ABSTRACT

The 2013 Snowden revelations launched an ongoing series of surveillance controversies, implicating both governments and corporations in violations of privacy that involves basically anyone with an internet connection. While news about extensive post-9/11 data gathering and intelligence did not begin with Snowden, the NSA revelations pushed the debate to a dominant theme of global news and of moral and political outrage regarding fundamental shifts in data collection practices, infrastructures, and capacities. The more recent Cambridge Analytica scandal, which revealed that the company harvested the personal Facebook data of 87 million users in order to manipulate how they vote, represents another high point. It demonstrates how data collection and sorting practices have transformed election campaigns and other political communication strategies by using psychometric data to micro-target advertisements, amounting to covert and deceitful messaging, including misinformation.

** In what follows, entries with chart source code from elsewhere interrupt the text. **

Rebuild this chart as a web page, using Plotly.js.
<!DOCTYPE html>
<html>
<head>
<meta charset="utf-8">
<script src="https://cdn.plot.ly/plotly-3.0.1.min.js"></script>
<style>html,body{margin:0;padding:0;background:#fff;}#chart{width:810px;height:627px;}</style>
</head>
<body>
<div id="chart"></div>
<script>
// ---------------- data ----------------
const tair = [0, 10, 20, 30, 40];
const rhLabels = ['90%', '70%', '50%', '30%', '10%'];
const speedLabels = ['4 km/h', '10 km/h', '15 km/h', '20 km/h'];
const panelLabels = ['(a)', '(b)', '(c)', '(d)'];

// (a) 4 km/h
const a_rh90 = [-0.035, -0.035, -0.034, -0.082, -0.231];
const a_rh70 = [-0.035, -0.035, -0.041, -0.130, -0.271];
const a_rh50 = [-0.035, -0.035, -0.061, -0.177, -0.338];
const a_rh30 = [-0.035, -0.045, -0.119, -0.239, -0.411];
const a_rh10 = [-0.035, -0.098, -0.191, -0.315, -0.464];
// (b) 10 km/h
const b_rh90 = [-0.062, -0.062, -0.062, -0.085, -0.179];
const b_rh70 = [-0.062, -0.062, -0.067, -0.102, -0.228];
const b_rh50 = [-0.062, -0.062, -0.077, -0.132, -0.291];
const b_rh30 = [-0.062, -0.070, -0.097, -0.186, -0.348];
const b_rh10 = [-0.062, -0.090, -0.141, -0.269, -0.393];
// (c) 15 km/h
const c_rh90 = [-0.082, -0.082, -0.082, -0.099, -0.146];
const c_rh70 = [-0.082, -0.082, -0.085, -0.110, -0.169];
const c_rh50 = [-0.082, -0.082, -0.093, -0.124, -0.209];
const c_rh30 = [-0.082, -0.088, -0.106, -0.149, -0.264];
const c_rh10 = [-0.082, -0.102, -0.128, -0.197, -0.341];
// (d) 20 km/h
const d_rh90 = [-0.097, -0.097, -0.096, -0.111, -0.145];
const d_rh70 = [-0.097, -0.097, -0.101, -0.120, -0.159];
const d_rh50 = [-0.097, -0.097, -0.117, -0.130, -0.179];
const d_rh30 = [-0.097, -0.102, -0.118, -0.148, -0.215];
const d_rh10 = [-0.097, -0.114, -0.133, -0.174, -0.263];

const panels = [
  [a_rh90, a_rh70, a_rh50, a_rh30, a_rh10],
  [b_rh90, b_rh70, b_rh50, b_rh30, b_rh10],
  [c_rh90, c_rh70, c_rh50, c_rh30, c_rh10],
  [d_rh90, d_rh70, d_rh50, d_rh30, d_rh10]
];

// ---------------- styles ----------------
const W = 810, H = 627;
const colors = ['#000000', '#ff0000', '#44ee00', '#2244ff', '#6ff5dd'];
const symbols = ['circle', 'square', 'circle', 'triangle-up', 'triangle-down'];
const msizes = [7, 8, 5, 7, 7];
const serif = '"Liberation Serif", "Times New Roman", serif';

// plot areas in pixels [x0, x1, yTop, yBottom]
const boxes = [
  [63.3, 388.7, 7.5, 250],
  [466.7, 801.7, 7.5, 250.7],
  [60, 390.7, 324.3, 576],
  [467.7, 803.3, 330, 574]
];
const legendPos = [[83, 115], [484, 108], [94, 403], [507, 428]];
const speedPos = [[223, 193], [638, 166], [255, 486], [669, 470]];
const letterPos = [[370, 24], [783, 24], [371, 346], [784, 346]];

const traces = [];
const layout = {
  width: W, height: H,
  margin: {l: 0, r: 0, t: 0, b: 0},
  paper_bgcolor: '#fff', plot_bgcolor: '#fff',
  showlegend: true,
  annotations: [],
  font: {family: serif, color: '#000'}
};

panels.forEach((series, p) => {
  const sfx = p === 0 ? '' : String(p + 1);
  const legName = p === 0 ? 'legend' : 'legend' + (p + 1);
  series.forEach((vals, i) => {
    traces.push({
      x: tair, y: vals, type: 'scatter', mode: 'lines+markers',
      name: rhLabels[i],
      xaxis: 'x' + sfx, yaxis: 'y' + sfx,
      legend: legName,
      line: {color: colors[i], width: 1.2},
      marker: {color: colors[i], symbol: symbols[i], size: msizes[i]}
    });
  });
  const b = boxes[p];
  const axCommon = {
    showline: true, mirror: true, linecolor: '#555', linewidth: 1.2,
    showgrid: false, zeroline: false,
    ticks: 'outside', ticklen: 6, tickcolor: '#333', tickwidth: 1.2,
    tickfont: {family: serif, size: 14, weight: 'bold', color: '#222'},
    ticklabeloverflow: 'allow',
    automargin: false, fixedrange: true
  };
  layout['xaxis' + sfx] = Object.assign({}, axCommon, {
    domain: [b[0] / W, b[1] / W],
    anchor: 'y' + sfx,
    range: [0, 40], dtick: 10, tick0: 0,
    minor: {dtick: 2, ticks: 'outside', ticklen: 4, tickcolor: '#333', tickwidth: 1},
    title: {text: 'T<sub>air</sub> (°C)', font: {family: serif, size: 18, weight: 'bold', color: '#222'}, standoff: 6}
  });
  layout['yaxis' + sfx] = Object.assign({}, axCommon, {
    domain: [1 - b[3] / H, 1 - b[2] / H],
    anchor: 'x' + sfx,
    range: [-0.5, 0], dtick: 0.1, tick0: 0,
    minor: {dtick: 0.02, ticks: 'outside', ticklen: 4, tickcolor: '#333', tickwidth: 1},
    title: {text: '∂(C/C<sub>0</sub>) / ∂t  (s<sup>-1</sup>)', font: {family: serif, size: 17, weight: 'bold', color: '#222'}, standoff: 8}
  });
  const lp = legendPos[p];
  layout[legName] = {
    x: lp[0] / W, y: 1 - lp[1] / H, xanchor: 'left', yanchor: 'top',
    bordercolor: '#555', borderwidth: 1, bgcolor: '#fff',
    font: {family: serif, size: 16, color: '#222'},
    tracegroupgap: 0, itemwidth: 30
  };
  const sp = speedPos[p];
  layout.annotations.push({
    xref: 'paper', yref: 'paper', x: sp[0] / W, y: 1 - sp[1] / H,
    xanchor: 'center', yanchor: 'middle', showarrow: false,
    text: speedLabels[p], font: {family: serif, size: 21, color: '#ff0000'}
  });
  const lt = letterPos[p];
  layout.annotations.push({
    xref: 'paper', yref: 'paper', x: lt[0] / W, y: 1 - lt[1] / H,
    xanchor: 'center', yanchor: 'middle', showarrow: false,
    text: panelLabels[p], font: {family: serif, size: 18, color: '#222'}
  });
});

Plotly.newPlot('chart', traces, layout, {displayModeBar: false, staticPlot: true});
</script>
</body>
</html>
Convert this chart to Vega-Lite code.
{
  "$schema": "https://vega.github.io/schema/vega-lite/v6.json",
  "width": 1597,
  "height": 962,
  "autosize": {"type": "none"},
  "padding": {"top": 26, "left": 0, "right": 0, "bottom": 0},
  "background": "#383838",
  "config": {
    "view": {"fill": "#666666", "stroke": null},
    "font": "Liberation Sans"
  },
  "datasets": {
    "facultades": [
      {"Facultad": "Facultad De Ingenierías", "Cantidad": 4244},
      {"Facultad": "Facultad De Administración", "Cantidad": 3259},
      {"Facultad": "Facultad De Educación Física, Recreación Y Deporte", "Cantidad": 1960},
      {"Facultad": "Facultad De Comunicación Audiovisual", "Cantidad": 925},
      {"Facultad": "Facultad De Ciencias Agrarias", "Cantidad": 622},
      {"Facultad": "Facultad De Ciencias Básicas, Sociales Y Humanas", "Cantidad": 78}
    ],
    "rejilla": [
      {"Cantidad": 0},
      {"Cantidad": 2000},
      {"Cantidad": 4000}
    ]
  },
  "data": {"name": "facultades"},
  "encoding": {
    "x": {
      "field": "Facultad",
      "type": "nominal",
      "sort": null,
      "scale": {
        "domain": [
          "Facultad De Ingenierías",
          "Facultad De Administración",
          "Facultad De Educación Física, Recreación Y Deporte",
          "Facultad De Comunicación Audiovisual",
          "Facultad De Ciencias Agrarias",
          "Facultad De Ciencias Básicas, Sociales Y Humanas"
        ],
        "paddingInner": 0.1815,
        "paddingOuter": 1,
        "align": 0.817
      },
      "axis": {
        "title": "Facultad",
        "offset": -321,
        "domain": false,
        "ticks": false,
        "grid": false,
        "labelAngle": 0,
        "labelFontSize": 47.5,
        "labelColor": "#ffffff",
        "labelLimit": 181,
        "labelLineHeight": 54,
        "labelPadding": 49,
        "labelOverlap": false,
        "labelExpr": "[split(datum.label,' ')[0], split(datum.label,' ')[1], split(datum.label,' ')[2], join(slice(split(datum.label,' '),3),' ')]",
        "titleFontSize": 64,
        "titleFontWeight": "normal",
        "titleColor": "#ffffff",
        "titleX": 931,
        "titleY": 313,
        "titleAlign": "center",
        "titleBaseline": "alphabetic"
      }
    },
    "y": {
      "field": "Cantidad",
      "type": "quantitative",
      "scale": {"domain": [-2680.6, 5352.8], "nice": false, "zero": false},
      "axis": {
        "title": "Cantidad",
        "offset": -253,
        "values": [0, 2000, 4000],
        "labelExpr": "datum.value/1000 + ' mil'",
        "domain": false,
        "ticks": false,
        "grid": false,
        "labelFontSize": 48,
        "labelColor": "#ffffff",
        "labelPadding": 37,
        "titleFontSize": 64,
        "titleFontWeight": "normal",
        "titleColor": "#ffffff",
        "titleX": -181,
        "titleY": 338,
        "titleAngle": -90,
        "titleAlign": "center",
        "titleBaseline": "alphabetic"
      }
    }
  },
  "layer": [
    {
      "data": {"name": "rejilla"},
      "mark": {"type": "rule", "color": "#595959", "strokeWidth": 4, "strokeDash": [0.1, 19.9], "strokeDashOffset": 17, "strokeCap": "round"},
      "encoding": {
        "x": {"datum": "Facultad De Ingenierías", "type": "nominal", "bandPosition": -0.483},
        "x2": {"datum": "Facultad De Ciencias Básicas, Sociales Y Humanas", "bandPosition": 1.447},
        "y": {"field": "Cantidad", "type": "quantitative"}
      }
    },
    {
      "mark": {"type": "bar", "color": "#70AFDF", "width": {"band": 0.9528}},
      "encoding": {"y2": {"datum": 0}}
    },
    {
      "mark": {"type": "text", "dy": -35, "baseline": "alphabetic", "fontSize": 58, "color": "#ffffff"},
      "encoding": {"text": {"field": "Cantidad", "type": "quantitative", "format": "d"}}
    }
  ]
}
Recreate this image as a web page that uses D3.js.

It also puts a spotlight on the increasing temptation for different kinds of actors to exploit people’s practical dependency on social media platforms and their lack of media savvy, suggesting among other things, massive efforts to dissuade people from voting (Howard & Bradshaw 2017). Five years after the initial Snowden revelations, it is obvious that major social institutions are increasingly driven by such datafication—turning aspects of our life into data for sale to the highest bidder—and that data are a central component of social power in the digital age.